John had his priorities right. For a season he had the privilege of being part of a thriving ministry. Then, when the popularity of his ministry declined, he kept his heart regarding what was most important:
1. He recognized that natural abilities and spiritual abilities came from God.
2. He recognized that his job was to point people to Christ, not to point people to himself.
3. He recognized the all surpassing greatness of Christ:
a. That Jesus is from heaven; we are from earth.
b. That Jesus knew the truth first hand; we learn it second hand.
d. That Jesus possessed the Holy Spirit without limit, while in everyone else, the influence of the Spirit was limited by the sinful nature of the person.
e. That Jesus received His authority from the Father, while whatever authority we might have come to have is of earthly origin.
f. That Jesus’ authority extended not only to this life but to the life to come, but we have no control beyond the grave.

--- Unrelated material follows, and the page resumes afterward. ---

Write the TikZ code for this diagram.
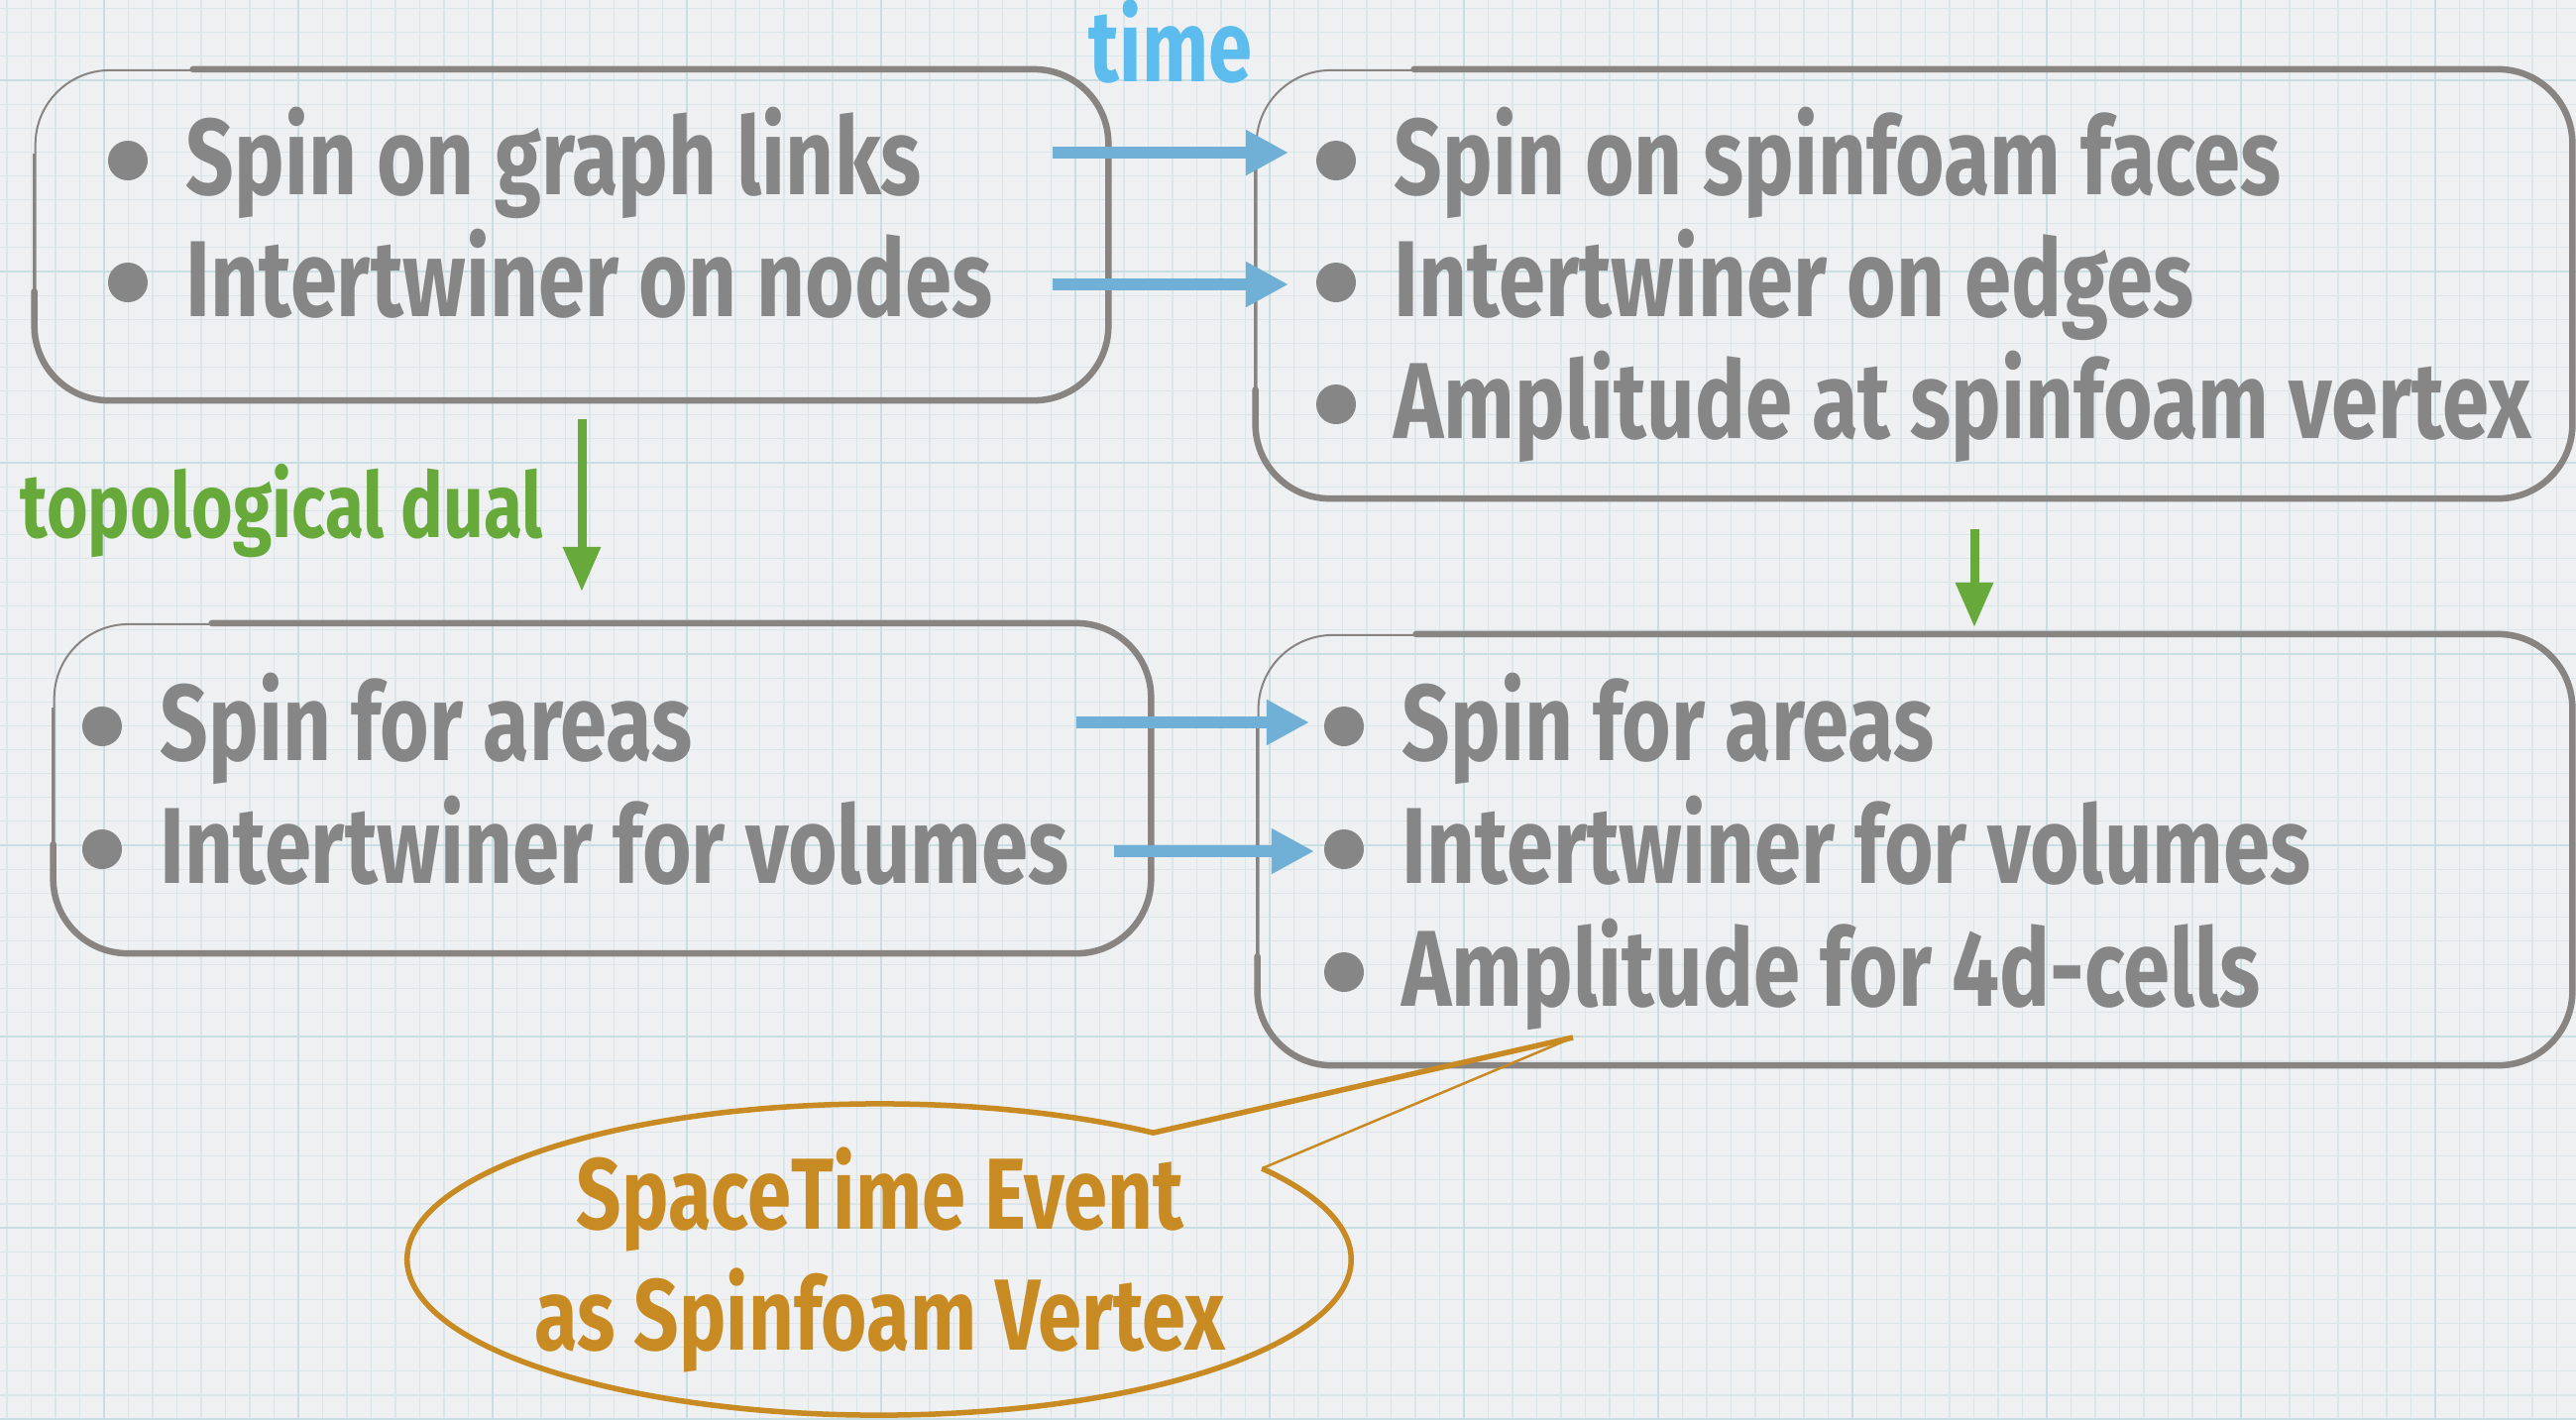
\documentclass[tikz,border=0pt]{standalone}
\usepackage{fontspec}
\usetikzlibrary{arrows.meta,calc}
\newfontfamily\chalk[FakeStretch=0.78]{Fira Sans}
\definecolor{bg}{HTML}{EEF0F2}
\definecolor{gridminor}{HTML}{DCE5EA}
\definecolor{gridmajor}{HTML}{C8DEE3}
\definecolor{textgray}{HTML}{868686}
\definecolor{boxgray}{HTML}{888482}
\definecolor{arrowblue}{HTML}{71B0D6}
\definecolor{timeblue}{HTML}{5CBCEE}
\definecolor{dualgreen}{HTML}{67AA3B}
\definecolor{ochre}{HTML}{C88A22}
\tikzset{
  boxstyle/.style={draw=boxgray, line width=0.02cm, rounded corners=0.75cm, inner sep=0},
  boxthick/.style={draw=boxgray, line width=0.065cm, rounded corners=0.75cm, line cap=round},
  boxside/.style={draw=boxgray, line width=0.035cm},
  txt/.style={anchor=base west, inner sep=0, text=textgray, font=\chalk\bfseries\fontsize{31}{36}\selectfont},
  bul/.style={circle, fill=textgray, minimum size=0.4cm, inner sep=0},
  bluearrow/.style={draw=arrowblue, line width=0.12cm, -{Triangle[length=0.43cm,width=0.43cm]}},
  greenarrow/.style={draw=dualgreen, line width=0.09cm, -{Triangle[length=0.45cm,width=0.36cm]}},
  calltxt/.style={anchor=base, inner sep=0, text=ochre, font=\chalk\bfseries\fontsize{29}{34}\selectfont},
}
\begin{document}
\begin{tikzpicture}[x=0.01cm,y=-0.01cm]
% background and grid
\fill[bg] (0,0) rectangle (2599,1432);
\useasboundingbox (0,0) rectangle (2599,1432);
\begin{scope}
\clip (0,0) rectangle (2599,1432);
\foreach \i in {0,...,112} {
  \draw[gridminor, line width=0.012cm] ({-91+24.5*\i},0) -- ({-91+24.5*\i},1432);
}
\foreach \j in {0,...,66} {
  \draw[gridminor, line width=0.012cm] (0,{-112+24.125*\j}) -- (2599,{-112+24.125*\j});
}
\foreach \i in {0,...,14} {
  \draw[gridmajor, line width=0.025cm] ({-91+196*\i},0) -- ({-91+196*\i},1432);
}
\foreach \j in {0,...,8} {
  \draw[gridmajor, line width=0.025cm] (0,{-112+193*\j}) -- (2599,{-112+193*\j});
}
\end{scope}

% boxes (thin outline, then the heavier hand-drawn stroke)
\node[boxstyle, minimum width=10.81cm, minimum height=3.32cm] (b1) at (576.5,237) {};
\node[boxstyle, minimum width=13.26cm, minimum height=4.31cm] (b2) at (1931,286.5) {};
\node[boxstyle, minimum width=11.05cm, minimum height=3.31cm] (b3) at (607.5,795.5) {};
\node[boxstyle, minimum width=13.24cm, minimum height=4.33cm] (b4) at (1932,857.5) {};
\foreach \b in {b1,b2,b3,b4} {
  \draw[boxthick] ($(\b.north west)+(160,0)$) -- (\b.north east) -- (\b.south east)
    -- (\b.south west) -- ($(\b.south west)+(0,-110)$);
  \draw[boxside] ($(\b.south west)+(0,-100)$) -- ($(\b.north west)+(0,85)$);
}

% box 1
\node[bul] (u11) at (129,162) {};
\node[bul] (u12) at (129,285) {};
\node[txt] (t11) at (187,196) {Spin on graph links};
\node[txt] (t12) at (187,319) {Intertwiner on nodes};
% box 2
\node[bul] (u21) at (1348,162) {};
\node[bul] (u22) at (1348,285) {};
\node[bul] (u23) at (1348,408) {};
\node[txt] (t21) at (1406,196) {Spin on spinfoam faces};
\node[txt] (t22) at (1406,319) {Intertwiner on edges};
\node[txt] (t23) at (1406,442) {Amplitude at spinfoam vertex};
% box 3
\node[bul] (u31) at (103,733) {};
\node[bul] (u32) at (103,857) {};
\node[txt] (t31) at (161,767) {Spin for areas};
\node[txt] (t32) at (161,891) {Intertwiner for volumes};
% box 4
\node[bul] (u41) at (1356,733) {};
\node[bul] (u42) at (1356,857) {};
\node[bul] (u43) at (1356,981) {};
\node[txt] (t41) at (1414,767) {Spin for areas};
\node[txt] (t42) at (1414,891) {Intertwiner for volumes};
\node[txt] (t43) at (1414,1015) {Amplitude for 4d-cells};

% labels
\node[anchor=base, inner sep=0, text=timeblue, font=\chalk\bfseries\fontsize{29}{34}\selectfont] (time) at (1181,82) {time};
\node[anchor=base west, inner sep=0, text=dualgreen, font=\chalk\bfseries\fontsize{26}{31}\selectfont] (dual) at (20,542) {topological dual};

% blue arrows
\coordinate (a1s) at (1062,154); \coordinate (a1e) at (1300,154);
\coordinate (a2s) at (1062,287); \coordinate (a2e) at (1300,287);
\coordinate (a3s) at (1086,729); \coordinate (a3e) at (1321,729);
\coordinate (a4s) at (1124,859); \coordinate (a4e) at (1326,859);
\draw[bluearrow] (a1s) -- (a1e);
\draw[bluearrow] (a2s) -- (a2e);
\draw[bluearrow] (a3s) -- (a3e);
\draw[bluearrow] (a4s) -- (a4e);

% green arrows
\coordinate (g1s) at (587,423); \coordinate (g1e) at (587,597);
\coordinate (g2s) at (1992,534); \coordinate (g2e) at (1992,633);
\draw[greenarrow] (g1s) -- (g1e);
\draw[greenarrow] (g2s) -- (g2e);

% callout
\coordinate (cc) at (887,1271);
\coordinate (cA) at ($(cc)+(54.5:4.76cm and 1.57cm)$);
\coordinate (cB) at ($(cc)+(35.8:4.76cm and 1.57cm)$);
\coordinate (cT) at (1587,1047);
\draw[ochre, line width=0.055cm, line join=miter]
  (cT) -- (cA) arc[start angle=54.5, end angle=395.8, x radius=4.76cm, y radius=1.57cm];
\draw[ochre, line width=0.025cm] (cB) -- (cT);
\node[calltxt] (ev1) at (888,1240) {SpaceTime Event};
\node[calltxt] (ev2) at (888,1362) {as Spinfoam Vertex};
\end{tikzpicture}
\end{document}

What about you? Do you have your priorities right? Is there anything in your life more important than Christ? What about your ministry, your reputation, your business, your profession, your career, your family, your studies, or your hobbies? These are all very important callings, gifts, duties, and investments of your time. But are any of these things more important to you than Jesus Christ, himself?
Let us pray, Heavenly Father, I don’t ask that we be a great church; I don’t ask to be able to deliver great sermons; and I don’t ask that we become great people. I only ask this: that we be consumed and animated by the all surpassing greatness of Christ Himself. Help us to keep our priorities right the way John did. Amen.